Quigley was a one-man oppo team. He began a job by spending weeks at newspaper morgues, state archives, city libraries, and the Library of Congress. He was looking for short excerpts that could be linked to some currently inflammatory subject. For that, Quigley usually leaned on the old reliables: labor vs. business, racism, anti-Semitism, anti-Catholicism, anti-Communism, and allegiance to whatever war the U.S. was pursuing at the time.
 
Quigley used the worst of the blandishments to paste up a four-page newspaper that fairly shouted with banner headlines, heavy type, and vicious cartoons. His paper was timed to arrive in voters‚ mailboxes six to eight weeks before the primary or general election. During the 1950 U.S. Senate race in Utah, it was a newspaper-like publication called United States Senate News that targeted three-time Democratic Sen. Elbert D. Thomas, a Mormon and statesman who had been viewed previously by most Utahns as a patriot fully in tune with the majority. But the Senate News convinced enough voters that Thomas was a dupe of Communist "pinks." To devestating effect, Quigley highlighted Thomas' ill-selling The Four Fears (1944).
 
In 1957, Quigley offered this advice to young dynamiters: high-profile politicians and opinion makers are more vulnerable than newcomers because they have left a trail. One of the men he had in mind was Theodore Christianson, a Republican primary candidate in Minnesota. As part of his successful attack on Christianson in 1930, Quigley harvested quotes from hundreds of reactionary editorials that Christianson had written for his family-owned newspaper. These were enough to alienate thousands of Catholics.
 
Though called a "Republican Party cheap-shot artist" by a Utah paper in 2005, Quigley was blind to principle. Quigley took money from progressives, monopolists, red-baiters, machine Democrats, war-hawks, and isolationists from California to New York. Four years before his attack on Sen. Thomas as a Communist sympathizer, Quigley had attacked the nomination campaign of Republican Sen. Burton K. Wheeler, but from the opposite direction.
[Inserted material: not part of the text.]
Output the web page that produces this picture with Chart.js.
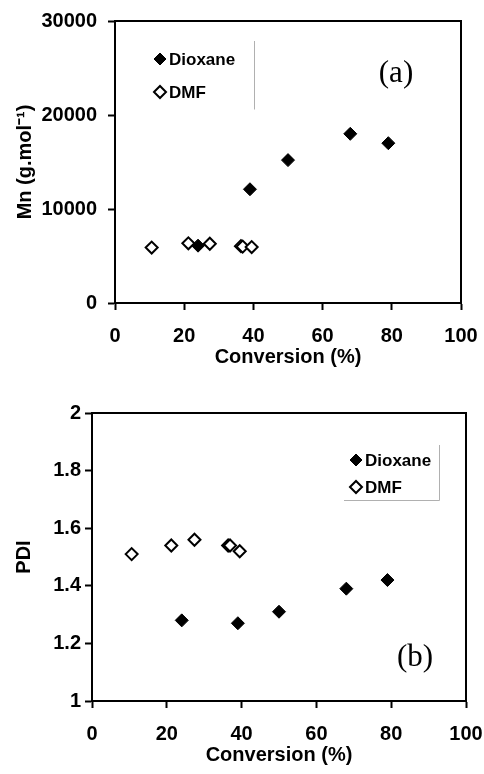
<!DOCTYPE html>
<html>
<head>
<meta charset="utf-8">
<script src="https://cdn.jsdelivr.net/npm/chart.js@4.4.1/dist/chart.umd.min.js"></script>
<style>
  html, body { margin: 0; padding: 0; background: #fff; }
  #wrap { position: relative; width: 484px; height: 774px; }
  .box { position: absolute; left: 0; width: 484px; }
  #boxA { top: 0; height: 372px; }
  #boxB { top: 376px; height: 398px; }
</style>
</head>
<body>
<div id="wrap">
  <div class="box" id="boxA"><canvas id="mnChart"></canvas></div>
  <div class="box" id="boxB"><canvas id="pdiChart"></canvas></div>
</div>
<script>
// valori
const seriesNames = ['Dioxane', 'DMF'];

const dioxaneConv = [24, 39, 50, 68, 79];
const dioxaneMn = [6100, 12100, 15200, 18000, 17000];
const dioxanePdi = [1.28, 1.27, 1.31, 1.39, 1.42];

const dmfConv = [10.6, 21.2, 27.4, 36.4, 36.9, 39.5];
const dmfMn = [5900, 6350, 6300, 6050, 6000, 5950];
const dmfPdi = [1.51, 1.54, 1.56, 1.54, 1.54, 1.52];

const convTicks = [0, 20, 40, 60, 80, 100];
const mnTicks = [0, 10000, 20000, 30000];
const pdiTicks = [1, 1.2, 1.4, 1.6, 1.8, 2];

const panelLabels = ['(a)', '(b)'];

Chart.defaults.font.family = "'Liberation Sans', Arial, sans-serif";
Chart.defaults.color = '#000';

const toPoints = (xs, ys) => xs.map((x, i) => ({ x: x, y: ys[i] }));

// cornice in alto e a destra
const frame = {
    id: 'frame',
    afterDraw(chart) {
        const { ctx, chartArea: a } = chart;
        ctx.save();
        ctx.strokeStyle = '#000';
        ctx.lineWidth = 2;
        ctx.beginPath();
        ctx.moveTo(a.left, a.top);
        ctx.lineTo(a.right, a.top);
        ctx.lineTo(a.right, a.bottom);
        ctx.stroke();
        ctx.restore();
    },
};

// legenda dentro il grafico + etichetta (a)/(b)
const insideLegend = {
    id: 'insideLegend',
    afterDatasetsDraw(chart, args, opts) {
        const { ctx, chartArea: a } = chart;
        ctx.save();
        ctx.strokeStyle = '#b0b0b0';
        ctx.lineWidth = 1;
        const bx0 = a.left + opts.box[0], by0 = a.top + opts.box[1];
        const bx1 = a.left + opts.box[2], by1 = a.top + opts.box[3];
        ctx.beginPath();
        ctx.moveTo(bx1 + 0.5, by0);
        ctx.lineTo(bx1 + 0.5, by1 + 0.5);
        if (opts.bottomLine) ctx.lineTo(bx0, by1 + 0.5);
        ctx.stroke();

        chart.data.datasets.forEach((ds, i) => {
            const mx = a.left + opts.x;
            const my = a.top + opts.y + i * opts.gap;
            ctx.fillStyle = ds.backgroundColor;
            ctx.strokeStyle = ds.borderColor;
            ctx.lineWidth = ds.borderWidth;
            Chart.helpers.drawPoint(ctx, { pointStyle: 'rectRot', radius: 6, rotation: 0, borderWidth: ds.borderWidth }, mx, my);
            ctx.fillStyle = '#000';
            ctx.font = 'bold 17px ' + Chart.defaults.font.family;
            ctx.textBaseline = 'middle';
            ctx.textAlign = 'left';
            ctx.fillText(ds.label, mx + 9, my + 1);
        });

        ctx.font = "31px 'Liberation Serif', 'Times New Roman', serif";
        ctx.textAlign = 'center';
        ctx.textBaseline = 'middle';
        ctx.fillStyle = '#000';
        ctx.fillText(opts.label, a.left + opts.labelPos[0], a.top + opts.labelPos[1]);
        ctx.restore();
    },
};

function makeDatasets(ysDiox, ysDmf) {
    return [
        {
            label: seriesNames[0],
            data: toPoints(dioxaneConv, ysDiox),
            pointStyle: 'rectRot',
            pointRadius: 6.5,
            backgroundColor: '#000',
            borderColor: '#000',
            borderWidth: 1,
        },
        {
            label: seriesNames[1],
            data: toPoints(dmfConv, ysDmf),
            pointStyle: 'rectRot',
            pointRadius: 6,
            backgroundColor: '#fff',
            borderColor: '#000',
            borderWidth: 2,
        },
    ];
}

function axisX(height, tickPad) {
    return {
        type: 'linear',
        min: convTicks[0],
        max: convTicks[convTicks.length - 1],
        afterBuildTicks: (s) => { s.ticks = convTicks.map(v => ({ value: v })); },
        ticks: { padding: tickPad, font: { size: 20, weight: 'bold' } },
        grid: { drawOnChartArea: false, tickLength: 7, tickWidth: 2, tickColor: '#000' },
        border: { color: '#000', width: 2 },
        title: { display: true, text: 'Conversion (%)', font: { size: 20, weight: 'bold' }, padding: 0 },
        afterFit: (s) => { s.height = height; s.paddingLeft = 0; s.paddingRight = 0; },
    };
}

function axisY(ticks, title, width, tickPad, fmt) {
    return {
        type: 'linear',
        min: ticks[0],
        max: ticks[ticks.length - 1],
        afterBuildTicks: (s) => { s.ticks = ticks.map(v => ({ value: v })); },
        ticks: { padding: tickPad, font: { size: 20, weight: 'bold' }, callback: fmt },
        grid: { drawOnChartArea: false, tickLength: 7, tickWidth: 2, tickColor: '#000' },
        border: { color: '#000', width: 2 },
        title: { display: true, text: title, font: { size: 20, weight: 'bold' }, padding: 0 },
        afterFit: (s) => { s.width = width; s.paddingTop = 0; s.paddingBottom = 0; },
    };
}

const mnChart = new Chart(document.getElementById('mnChart'), {
    type: 'scatter',
    data: { datasets: makeDatasets(dioxaneMn, dmfMn) },
    options: {
        responsive: true,
        maintainAspectRatio: false,
        animation: false,
        layout: { padding: { top: 21, right: 23, bottom: 3, left: 13 } },
        plugins: {
            legend: { display: false },
            tooltip: { enabled: false },
            insideLegend: { x: 45, y: 38, gap: 33, box: [16, 20, 139, 88], bottomLine: false, label: panelLabels[0], labelPos: [281, 53] },
        },
        scales: {
            x: axisX(66, 14),
            y: axisY(mnTicks, 'Mn (g.mol⁻¹)', 102, 11, v => String(v)),
        },
    },
    plugins: [frame, insideLegend],
});

const pdiChart = new Chart(document.getElementById('pdiChart'), {
    type: 'scatter',
    data: { datasets: makeDatasets(dioxanePdi, dmfPdi) },
    options: {
        responsive: true,
        maintainAspectRatio: false,
        animation: false,
        layout: { padding: { top: 37, right: 18, bottom: 7, left: 12 } },
        plugins: {
            legend: { display: false },
            tooltip: { enabled: false },
            insideLegend: { x: 264, y: 47, gap: 27, box: [252, 32, 347, 87], bottomLine: true, label: panelLabels[1], labelPos: [323, 245] },
        },
        scales: {
            x: axisX(66, 14),
            y: axisY(pdiTicks, 'PDI', 80, 4, v => String(+v.toFixed(1))),
        },
    },
    plugins: [frame, insideLegend],
});
</script>
</body>
</html>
According to Quigley's Montana News, Wheeler's speeches showed him to be dangerously hostile to the Red Army, which had so nobly resisted the Nazis and paved the way for Allied victory.
 
Further casting doubt on the Republican tag, Quigley was a radical long before he turned mercenary. He began his career as an agitator and recruiter for the Farmers Nonpartisan League, which was passionately socialist and so effective (at first) that the League took control of North Dakota's state government in the 1916 election. But resistance grew. The establishment saw the League as pro-German, and some League gatherings in Minnesota triggered attacks over the next two years. One of the most outspoken champions of the League was former congressman Charles A. Lindbergh, who had its backing while running for the Minnesota Republican gubernatorial nomination in 1918. Quigley was a key campaign worker for Lindbergh (father of the flier) and therefore was the target of violence by anti-League forces.
 
It was during Lindbergh's run for Minnesota governor that Quigley learned about the power of excerpt-driven attacks. Students of that election attribute Lindbergh's defeat to two periodicals circulated by anti-League forces. Both publications drew on snippets from Lindbergh's congressional speeches and his anti-war book, Why Is Your Country At War? That 220-page book was so inflammatory that Attorney General A. Mitchell Palmer had the FBI track down all known copies and lock them away as dangerous to the war effort.